On 15th January, 2009, some five months into the one hundred month countdown, Geoff Hoon made the announcement no-one was surprised to hear: there will be a third runway built at Heathrow. The runway will require the demolition of seven hundred houses and a primary school, and will expand the capacity of what is already the busiest airport in Europe by a third. Despite years of campaigning and direct action from local residents and environmentalists, the expansion will go ahead - the stupidity of the decision matched only by the hypocrisy of Labour environmental policy, which claims to be aimed at reducing greenhouse gas emissions. It doesn't take a genius to realise that building a new runway at Heathrow cannot possibly be commensurate with this goal.

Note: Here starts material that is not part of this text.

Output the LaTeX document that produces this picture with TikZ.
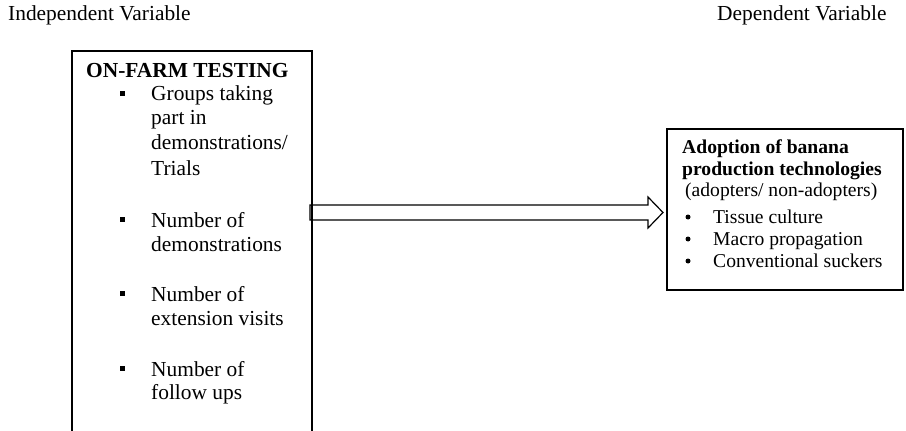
\documentclass[tikz,border=0pt]{standalone}
\usepackage{fontspec}
\setmainfont{Liberation Serif}
\begin{document}
\begin{tikzpicture}[x=1pt,y=-1pt,
  box/.style={draw,line width=1.2pt,inner sep=0pt},
  lt/.style={anchor=base west,inner sep=0pt,font=\fontsize{21.4}{24}\selectfont},
  rt/.style={anchor=base west,inner sep=0pt,font=\fontsize{19.6}{22}\selectfont},
  sq/.style={fill=black,minimum size=5pt,inner sep=0pt},
  dot/.style={circle,fill=black,minimum size=5pt,inner sep=0pt}]
\useasboundingbox (0,0) rectangle (906,431);
\clip (0,0) rectangle (906,431);
% boxes
\draw[box] (72,51) rectangle (312,445);
\coordinate (lboxE) at (312,212.5);
\draw[box] (667,129) rectangle (903,290);
\coordinate (rboxW) at (667,212.5);
% headers
\node[lt] (iv) at (8,20) {Independent Variable};
\node[lt] (dv) at (717,20) {Dependent Variable};
% left box text
\node[lt,font=\fontsize{21.4}{24}\selectfont\bfseries] (oft) at (86,77) {ON-FARM TESTING};
\node[sq] (b1) at (122,93) {};
\node[lt] (t1a) at (151,100) {Groups taking};
\node[lt] (t1b) at (151,124) {part in};
\node[lt] (t1c) at (151,149) {demonstrations/};
\node[lt] (t1d) at (151,175) {Trials};
\node[sq] (b2) at (122,219) {};
\node[lt] (t2a) at (151,227) {Number of};
\node[lt] (t2b) at (151,251) {demonstrations};
\node[sq] (b3) at (122,293) {};
\node[lt] (t3a) at (151,301) {Number of};
\node[lt] (t3b) at (151,325) {extension visits};
\node[sq] (b4) at (122,368) {};
\node[lt] (t4a) at (151,376) {Number of};
\node[lt] (t4b) at (151,399) {follow ups};
% right box text
\node[rt,font=\fontsize{19.6}{22}\selectfont\bfseries] (r1) at (682,153) {Adoption of banana};
\node[rt,font=\fontsize{19.6}{22}\selectfont\bfseries] (r2) at (682,175) {production technologies};
\node[rt] (r3) at (685,196) {(adopters/ non-adopters)};
\node[dot] (d1) at (688,217) {};
\node[rt] (r4) at (713,223) {Tissue culture};
\node[dot] (d2) at (688,239) {};
\node[rt] (r5) at (713,245) {Macro propagation};
\node[dot] (d3) at (688,261) {};
\node[rt] (r6) at (713,267) {Conventional suckers};
% block arrow
\draw[line width=1.2pt,line join=miter]
  ([xshift=-2pt,yshift=-7.5pt]lboxE) -- ([xshift=-19pt,yshift=-7.5pt]rboxW)
  -- ([xshift=-19pt,yshift=-15.5pt]rboxW) -- ([xshift=-4pt]rboxW)
  -- ([xshift=-19pt,yshift=15.5pt]rboxW) -- ([xshift=-19pt,yshift=7.5pt]rboxW)
  -- ([xshift=-2pt,yshift=7.5pt]lboxE) -- cycle;
\end{tikzpicture}
\end{document}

So, is this the end of the story? Clearly, the people whose houses are to be knocked down, the children whose school is to be razed to the ground, and campaigners across the world who want to see climate change taken seriously will not stop fighting. But reversing a decision of this magnitude becomes increasingly difficult once the legislative cogs start turning. One remaining option, voiced by the increasingly exasperated John Stewart, Chair of the anti-runway action group Hacan Clearskies, is to ensure that the cogs don't actually get the chance to clunk into action:
"The people of west London will be very angry indeed and their anger could spill over into direct action. Despite today's decision, we do not believe ultimately that this is a done deal. Unless Labour wins the next election these plans will never see the light of day"
Stewart's admission that even 'normal' people (like the Sispon residents) could be provoked to take part in direct action reflects a wider trend across the country in 2008. From Plane Stupid's well-to-do members reaching the roof of the Houses of Parliament, to the Greenpeace protesters who were not prosecuted for spray-painting 'Gordon' on the Kingsnorth power station smokestack, green direct action has been high profile and generally well received.

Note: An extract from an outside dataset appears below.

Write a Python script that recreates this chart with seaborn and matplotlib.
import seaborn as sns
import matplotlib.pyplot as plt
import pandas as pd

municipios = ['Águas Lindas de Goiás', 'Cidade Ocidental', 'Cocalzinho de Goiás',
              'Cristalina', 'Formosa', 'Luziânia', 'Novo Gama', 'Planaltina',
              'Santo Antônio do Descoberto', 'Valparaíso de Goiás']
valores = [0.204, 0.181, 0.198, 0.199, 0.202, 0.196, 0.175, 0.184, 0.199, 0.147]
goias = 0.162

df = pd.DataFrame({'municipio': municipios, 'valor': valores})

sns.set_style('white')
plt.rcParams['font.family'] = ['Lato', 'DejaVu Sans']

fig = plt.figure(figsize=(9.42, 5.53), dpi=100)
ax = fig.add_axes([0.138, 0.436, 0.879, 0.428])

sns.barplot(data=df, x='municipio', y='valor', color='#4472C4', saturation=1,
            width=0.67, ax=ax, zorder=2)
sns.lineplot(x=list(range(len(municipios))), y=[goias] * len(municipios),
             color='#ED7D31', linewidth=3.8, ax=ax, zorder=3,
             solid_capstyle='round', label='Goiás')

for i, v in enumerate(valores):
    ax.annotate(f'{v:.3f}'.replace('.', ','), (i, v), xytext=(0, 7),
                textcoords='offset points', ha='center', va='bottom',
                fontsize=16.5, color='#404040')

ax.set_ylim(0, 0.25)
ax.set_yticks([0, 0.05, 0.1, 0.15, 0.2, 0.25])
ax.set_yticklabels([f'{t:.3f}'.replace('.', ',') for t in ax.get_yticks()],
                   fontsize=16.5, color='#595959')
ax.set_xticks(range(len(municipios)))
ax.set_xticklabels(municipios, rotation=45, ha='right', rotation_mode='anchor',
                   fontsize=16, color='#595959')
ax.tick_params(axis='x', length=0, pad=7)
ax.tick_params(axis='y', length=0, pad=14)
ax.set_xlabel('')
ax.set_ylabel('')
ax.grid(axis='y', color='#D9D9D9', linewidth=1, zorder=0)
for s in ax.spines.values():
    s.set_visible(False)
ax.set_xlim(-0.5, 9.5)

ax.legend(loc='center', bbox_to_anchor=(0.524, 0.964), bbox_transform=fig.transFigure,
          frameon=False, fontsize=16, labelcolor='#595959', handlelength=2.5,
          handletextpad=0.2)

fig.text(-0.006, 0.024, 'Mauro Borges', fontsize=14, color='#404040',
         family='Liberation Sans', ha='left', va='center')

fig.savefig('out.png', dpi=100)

It also suggests that wherever the 'support' for building a third runway at Heathrow is coming from, it isn't primarily from the electorate. Other than BAA bods with an obvious investment in seeing the runway built, has there been any public support for the runway? Of course, ask people whether they like cheap flights and they will say yes. One of the key tactics used by proponents of the runway has been to position the third runway as the 'people's runway', where all the bargain flights will take off from. How dare we oppose the expansion of poor people's foreign fun?

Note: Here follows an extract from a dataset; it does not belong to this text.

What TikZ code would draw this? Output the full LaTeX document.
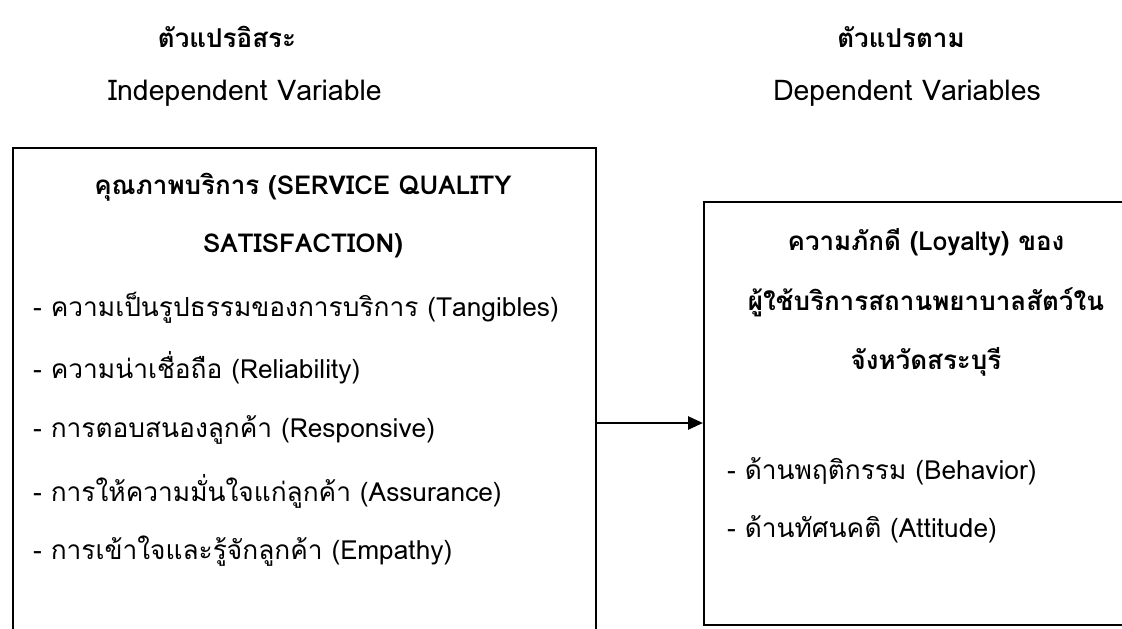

As George Monbiot recently pointed out, however, the majority of cheap flights are taken not by people on low incomes, but by richer folk keen to get away for the weekend (airlines handily collect demographic information on their customers, for the purposes of 'market research'). The product of their market research is their advertising budget: no Ryanair adverts in The Sun, or The Mirror, plenty in The Telegraph .
Sadly, despite the increasing support for green direct action, the second half of John Stewart's suggestion is likely to be more prescient: the most reliable way of preventing the runway, would be to boot Labour out at the next election, and hope they haven't managed to get the ball rolling by then. Enticing as this sounds, the alternative is scarcely a reason to be cheerful - the return of a Conservative government.
David Cameron has vocally opposed the runway, in an attempt to curry favour with those who perceive Labour's environmental policy to be irrevocably rotten. And shadow transport secretary Theresa Villers, claimed that the Heathrow plans would be scrapped under a Conservative government:
"If a Conservative government is elected at the next general election there will not be a third runway at Heathrow. There is no chance of the planning process being completed before the date of the next election."
Perhaps the Conservatives truly believe that climate change is more important than short term economic gain for the South East - but is it just possible that the strength of Tory opposition might have been linked to the inevitability of the decision? No-one, not even the most committed anti-runway campaigner, seriously believed that Hoon would opt-out of a project this profitable. Might Cameron just be gambling on the possibility that as-and-when he gets his crack at the whip, the cogs will have started to clunk anyway? He would then find himself in the win-win position of presiding over the economic benefits of a project he opposed.
We all hope that there is still more to be done to derail the third runway. But pinning our hopes on a change of face at No 10 is unlikely to be the way to achieve it.